Changes in Media Consumption
The penetration of digital TV and broadcast Internet in homes around the world has drastically increased over the recent past, and will continue to rise. However, traditional radio and TV will still hold value in 2020: BCG estimates that traditional media will hold 60% of viewership across all target sections, and more than 80% of viewership among people aged 50 and more. But overall viewership of linear TV will continue to face a steady decline.
The digital migration will be driven by two factors-
The porting effect – Studies demonstrate that as viewers age, they continue to stay loyal to the media they grew up with. For example, older viewers prefer to stick to TV sets and print newspapers, despite the variety of options available now.
The market effect – This factor is driven by technological advancement. The most powerful impact has been caused by improved broadband infrastructure, which brings high-speed Internet to more and more homes at affordable rates. Such advancements pave way for new forms of media and form an ecosystem with them.
The shift of consumers towards non-linear media poses a huge challenge for the traditional PSBs. The investment required to pose significant competition to digital players for popular programming is rising. But due to very limited public support, PSBs do not have many options to shoot up their revenues.
The primary issue is that of scale. The digital entrants have a strong global reach, sophisticated technologies, considerable expertise, and a treasure of consumer data gathered over years to better target consumers. Even the largest PSBs cannot match up to this level of competition.
Public funding for PSBs around the world has either stagnated or decreased. PSBs would also not be able to sharply increase licensing fees for their content, due to their historical mandates. Moreover, viewers can now receive any kind of content they want at any time through private channels and the Internet.
Overall advertising revenues are slightly increasing in line with the GDP. However, a sharp increase in advertising is very difficult to achieve for most PSBs. Even if advertising rules are loosened, PSBs would have to fight for a substantial share in a brutal and sluggish market.
The existing regulatory structure restrict the kinds of programming that PSBs can provide, and also their advertising avenues. PSBs may also face legal constraints on their ability to offer online content. The regulatory constraints on advertising vary substantially from country to country. For example-
· The BBC cannot air radio or TV advertisements in the UK. It can run only limited online advertisements on mobile apps and on international websites.
· ARD of Germany is allowed to air commercial advertisements on TV, but with a maximum ad time of 20 minutes before 8pm Monday through Saturday.
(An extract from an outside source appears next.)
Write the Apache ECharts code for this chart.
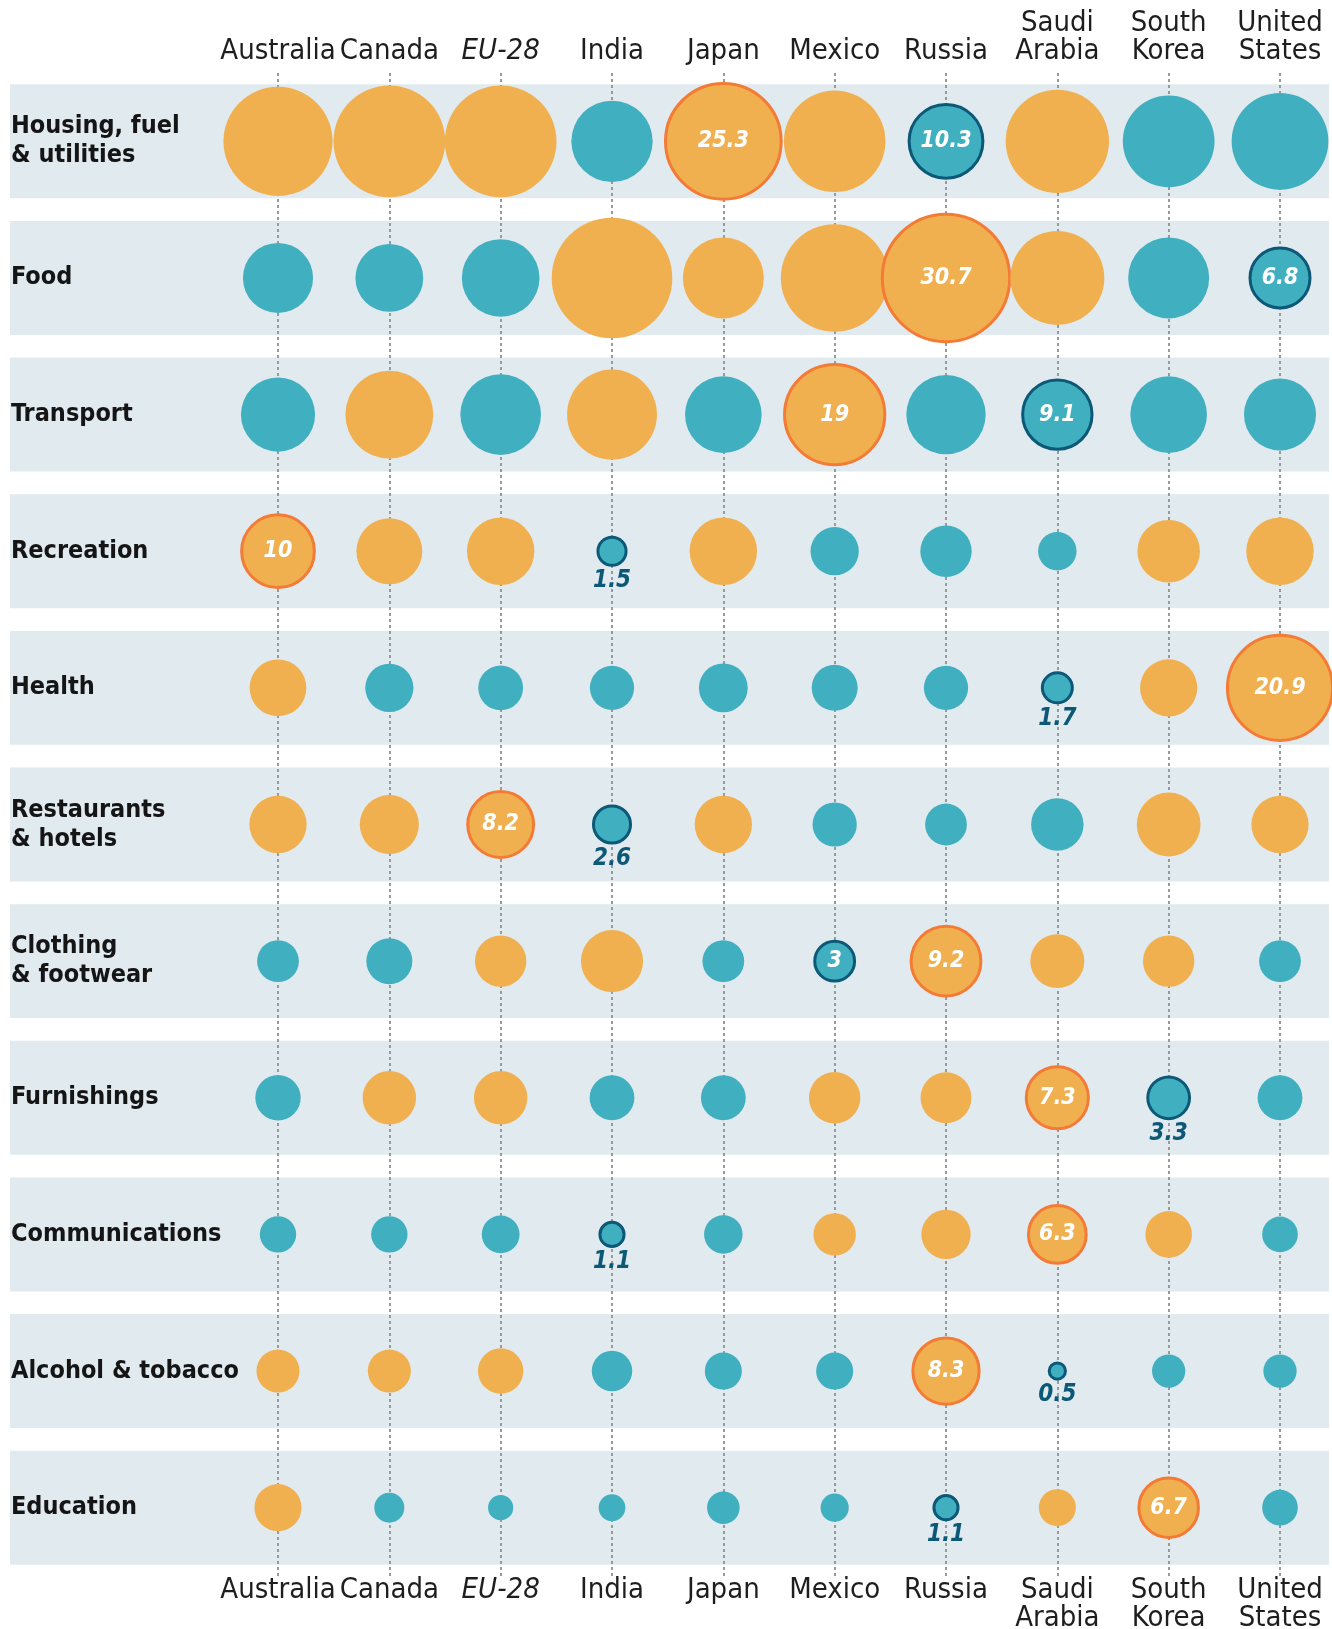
<!DOCTYPE html>
<html><head><meta charset="utf-8">
<script src="https://cdn.jsdelivr.net/npm/echarts@6/dist/echarts.min.js"></script>
<style>html,body{margin:0;padding:0;background:#fff}#c{width:1332px;height:1629px}</style>
</head><body><div id="c"></div>
<script>
const countries = ['Australia','Canada','EU-28','India','Japan','Mexico','Russia','Saudi\nArabia','South\nKorea','United\nStates'];
const categories = ['Housing, fuel\n& utilities','Food','Transport','Recreation','Health','Restaurants\n& hotels','Clothing\n& footwear','Furnishings','Communications','Alcohol & tobacco','Education'];

// share of household spending, %
const housing      = [22.5, 23.6, 23.6, 12.5, 25.3, 19.5, 10.3, 20.2, 15.9, 17.7];
const food         = [9.3, 8.7, 11.4, 27.5, 12.4, 21.9, 30.7, 16.7, 12.4, 6.8];
const transport    = [10.4, 14.6, 12.3, 15.3, 11.1, 19, 11.9, 9.1, 11.1, 9.8];
const recreation   = [10, 8.2, 8.6, 1.5, 8.6, 4.4, 5.0, 2.8, 7.4, 8.6];
const health       = [6.1, 4.4, 3.8, 3.7, 4.5, 4.0, 3.7, 1.7, 6.2, 20.9];
const restaurants  = [6.2, 6.6, 8.2, 2.6, 6.2, 3.7, 3.3, 5.2, 7.7, 6.2];
const clothing     = [3.3, 4.0, 5.0, 7.3, 3.3, 3, 9.2, 5.5, 5.0, 3.3];
const furnishings  = [3.9, 5.4, 5.4, 3.8, 3.8, 5.0, 4.9, 7.3, 3.3, 3.8];
const communications = [2.5, 2.5, 2.7, 1.1, 2.8, 3.4, 4.6, 6.3, 4.1, 2.4];
const alcohol      = [3.5, 3.5, 3.9, 3.1, 2.6, 2.6, 8.3, 0.5, 2.1, 2.1];
const education    = [4.2, 1.7, 1.2, 1.35, 2.0, 1.5, 1.1, 2.6, 6.7, 2.4];
const rows = [housing, food, transport, recreation, health, restaurants, clothing, furnishings, communications, alcohol, education];

// O = orange (higher), T = teal (lower)
const colourCodes = [
  'OOOTOOTOTT','TTTOOOOOTT','TOTOTOTTTT','OOOTOTTTOO','OTTTTTTTOO',
  'OOOTOTTTOO','TTOOTTOOOT','TOOTTOOOTT','TTTTTOOOOT','OOOTTTOTTT','OTTTTTTOOT'
];
// whether the lowest value's label sits below its bubble
const minLabelBelow = [false,false,false,true,true,true,false,true,true,true,true];

const ORANGE = '#F0B050', TEAL = '#40AFC0', HI = '#F47B36', LO = '#0C5877';
const NUMFONT = "'DejaVu Sans Condensed', 'DejaVu Sans', sans-serif";
const TXTFONT = "'DejaVu Sans Condensed', 'DejaVu Sans', sans-serif";

const data = [];
rows.forEach((vals, r) => {
  const mx = Math.max(...vals), mn = Math.min(...vals);
  vals.forEach((v, c) => {
    const item = {
      value: [c, r, v],
      itemStyle: { color: colourCodes[r][c] === 'O' ? ORANGE : TEAL, borderWidth: 0, opacity: 1 }
    };
    if (v === mx) {
      item.itemStyle.borderColor = HI; item.itemStyle.borderWidth = 3;
      item.label = { show: true, position: 'inside', formatter: String(v), color: '#fff',
        fontStyle: 'italic', fontWeight: 'bold', fontFamily: NUMFONT, fontSize: 23 };
    } else if (v === mn) {
      item.itemStyle.borderColor = LO; item.itemStyle.borderWidth = 3;
      if (minLabelBelow[r]) {
        item.label = { show: true, position: 'bottom', distance: 2, formatter: String(v), color: LO,
          fontStyle: 'italic', fontWeight: 'bold', fontFamily: NUMFONT, fontSize: 24, lineHeight: 24 };
      } else {
        item.label = { show: true, position: 'inside', formatter: String(v), color: '#fff',
          fontStyle: 'italic', fontWeight: 'bold', fontFamily: NUMFONT, fontSize: 23 };
      }
    }
    data.push(item);
  });
});

const colLabel = {
  interval: 0, fontFamily: TXTFONT, fontSize: 29, lineHeight: 28, color: '#1e1e1e',
  formatter: v => v === 'EU-28' ? '{i|EU-28}' : v,
  rich: { i: { fontStyle: 'italic', fontFamily: TXTFONT, fontSize: 29, lineHeight: 28, color: '#1e1e1e' } }
};

const chart = echarts.init(document.getElementById('c'));
chart.setOption({
  animation: false,
  backgroundColor: '#fff',
  grid: [
    { left: 278, right: 52, top: 73, bottom: 53, containLabel: false, outerBoundsMode: 'none' },
    { left: 10, right: 3, top: 73, bottom: 53, containLabel: false, outerBoundsMode: 'none' }
  ],
  xAxis: [
    { type: 'category', data: countries, gridIndex: 0, position: 'top', boundaryGap: false, z: 2,
      axisLine: { show: false }, axisTick: { show: false },
      axisLabel: Object.assign({ margin: 8 }, colLabel),
      splitLine: { show: true, lineStyle: { color: '#999', width: 2, type: [3, 3] } } },
    { type: 'category', data: countries, gridIndex: 0, position: 'bottom', boundaryGap: false,
      axisLine: { show: false }, axisTick: { show: false },
      axisLabel: Object.assign({ margin: 0 }, colLabel), splitLine: { show: false } },
    { type: 'value', gridIndex: 1, min: 0, max: 1, show: false }
  ],
  yAxis: [
    { type: 'category', data: categories, gridIndex: 0, inverse: true, z: 2,
      axisLine: { show: false }, axisTick: { show: false }, splitLine: { show: false },
      axisLabel: { align: 'left', margin: 267, fontFamily: TXTFONT, fontWeight: 'bold', fontSize: 25,
        lineHeight: 29, color: '#151515' } },
    { type: 'category', data: categories, gridIndex: 1, inverse: true, show: false }
  ],
  series: [
    { type: 'bar', xAxisIndex: 2, yAxisIndex: 1, data: categories.map(() => 1), barWidth: '83.4%',
      itemStyle: { color: '#E1EAEF' }, silent: true, z: 1 },
    { type: 'scatter', xAxisIndex: 0, yAxisIndex: 0, data: data, z: 3,
      symbolSize: val => 23 * Math.sqrt(val[2]) }
  ]
});
</script>
</body></html>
The PSB may not run online advertisements.
A Strategy for Cross-Media Success
To stay relevant in today’s disruptive world, PSBs need to build a comprehensive platform and content strategy. New structures are needed to ensure that this strategy is effectively fulfilled on a financially sustainable basis. To catch up with the incumbents of digital media, PSBs must accelerate their pace of digital growth. They must also stay up to date with digital technology and service trends. To achieve this, BCG proposes that PSBs adopt a new system for measuring consumption of media content and define their content portfolios.
It is important for broadcasters to have an understanding of how their different target viewers segmented by suitable demographics consume media throughout the day across genres and channels. BCG defines a new metric called media touchpoint as contact with any media platform during a 30-minute duration.
Measuring media touchpoints gives a clear idea of how media are consumed across different platforms. It can also track parallel usage – for example, if a viewer watches a 2 hour movie on TV and spends 2 minutes browsing the internet on an iPad, his/her actions would amount to a total of 4 TV touchpoints and 1 mobile tablet touchpoint. These data points can add substantial weightage and detail to information captured from the existing metrics.
By developing an exhaustive touchpoint-tracking system, PSBs can generate insights into what makes content relevant to target consumers. This metric can also be extended to add new features that could help gain more information on the media consumption patterns and preferences.
Fine-Tuning the Content Portfolio
Once a thorough understanding of the consumption behaviors of different target groups is obtained, PSBs need to aggressively restructure and refine their content portfolios to cater to those target groups.
· Relevance and Reach: It is important to differentiate the programming that is relevant to the masses from the programming that is relevant to specific target groups. A PSB must decide whether to lead or follow in each content genre.
· Genre Economics: PSBs can make better decisions by implementing genre economics, which is the cost-benefit analysis for each genre and subgenre. By combining genre economics with the media touchpoint approach, PSBs can estimate the amount of investment needed in different genres.
Building Cross-Media Capabilities and Structures
PSBs need to break down the borders separating the different media platforms – radio, print, TV and online. Each of these platforms must be integrated across the organization. This implied that PSBs need to build cross-media capabilities in everything from market research and advertising to technology, innovation and human resources.
Making Funding Sustainable
All the challenges mentioned essentially require a strong and sustainable financing model. Increasing public funding may not be a feasible option in all countries, but PSBs can achieve significant cost savings by transforming their organizations and adopting an analytical approach to investments. PSBs also need to look beyond revenues that are generated from pure programming and explore new opportunities such as online gaming, second-screen offerings and video-on-demand services.